Ao olhar para aquelas paredes altas de construções quase centenárias, você dá de cara com uma infinidade de objetos antigos. Tem aparelhos celulares de todas as gerações, vitrolas, toca-fitas, rádios, televisores, calculadoras, relógios dos mais variados tipos marcas e modelos, máquinas de datilografia, fotos de políticos como Ronaldo Cunha Lima, (claro, uma espécie de líder carismático de Campina Grande) etc. O visitante também vai encontrar discos raros de Caetano Veloso, Luiz Gonzaga, Roberto Carlos, Trio Nordestino, Beto Barbosa, Raimundo Fagner, Beth Carvalho, Luiz Caldas, Amado Batista, Wando, Dominguinhos, Gonzaguinha, Roberta Miranda, Quinteto Violado, Xuxa e outros artistas poucos conhecidos do grande público como Capilé, Roberto Ribeiro, Leno Silva, Galego Aboiador, Agapê… bem como discos de artistas internacionais como Júlio Iglesias, Ray Charles, The pops, Menudos e capas de discos com as trilhas sonoras de novelas como Tieta, Roque Santeiro e Água Viva.

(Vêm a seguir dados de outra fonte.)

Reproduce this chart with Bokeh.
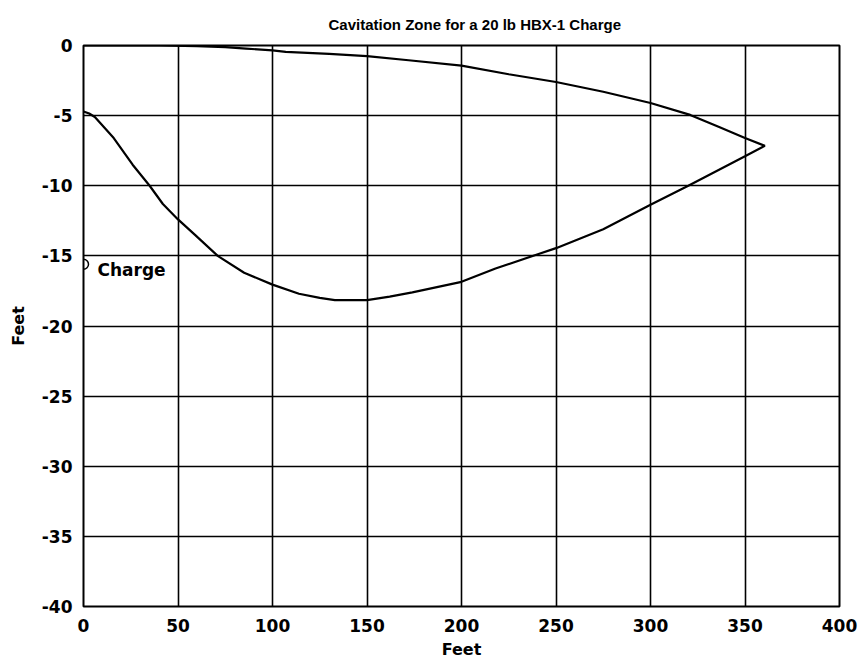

Maria Bethânia é contemplada com o álbum responsável pela venda de mais de um milhão de cópias e que fez com que a cantora se tornasse a primeira mulher a alcançar esse feito na MPB. Álibi foi lançado em 1978. O disco é considerado um dos maiores sucessos da carreira da cantora. Bethânia divide espaço ali com a banda Fundo de Quintal, Emílio Santiago e dezenas de santinhos de candidatos a vereador, prefeito, deputado e presidente.

Mas não para por aí. Há miniaturas de caminhões, chaveiros, máquinas de costura, aqueles retratos pintados de antigamente – as famosas fotopinturas que encontrávamos na casa de nossos avós, troféus de todo tamanho, máquina fotográfica, relógio de parede, oratório, cascos de tartarugas, chifres de bois em cabeças empalhadas. Há ainda dezenas de cédulas de moedas que fizeram parte da economia brasileira como Cruzeiro, Cruzados, Cruzados Novos e Real. Perguntei para um dos filhos de Tico como surgiu a ideia daquele bar museu. Ele me disse que o ambiente tem 40 anos e que o pai começou a fazer um pequeno museu com coisas dele. Depois as pessoas foram percebendo esse interesse por objetos antigos e foram fazendo doações. Então, tudo que tem no bar é resultado dessas contribuições, geralmente feitas por vizinhos, clientes e conhecidos. “O povo vai jogar fora e então decide trazer para o bar”. Segundo ele, um bêbado trouxe recentemente um pequeno balde de alumínio. O cachaceiro estava em Cabedelo, viu o balde sendo jogado para fora de um navio, foi lá, pegou o objeto e trouxe para o Bar do Tico. “É chines, o balde. Tem até umas inscrições chinesas no objeto. Não é uma coisa antiga, mas é muito interessante”, observou.

O bar do tico parece aqueles espaços de ex-votos onde os fiéis depositam algum objeto em agradecimento a alguma graça alcançada. A distância entre o bar do tico e o museu de padre Cícero em Juazeiro do Norte é mínima. Talvez o que separa os dois ambientes, além da questão geográfica (Juazeiro do Norte – Ceará e Campina Grande – Paraíba) são as intenções dos ambientes. No Bar do Tico, as pessoas vão para beber, comer tira gosto e ouvir músicas. Já no Museu do Padre Cícero, as pessoas vão para pagar promessas, pedir proteção, e cantar hinos religiosos. Mas quem garante que não há religião nos bares sertanejos. O Bar do Tico, repito, é um convite a sentir o poder e a força da crença, da memória e da história do homem comum, o cidadão ordinário, aquele que constrói sua história sobre a mais dura e cruel realidade.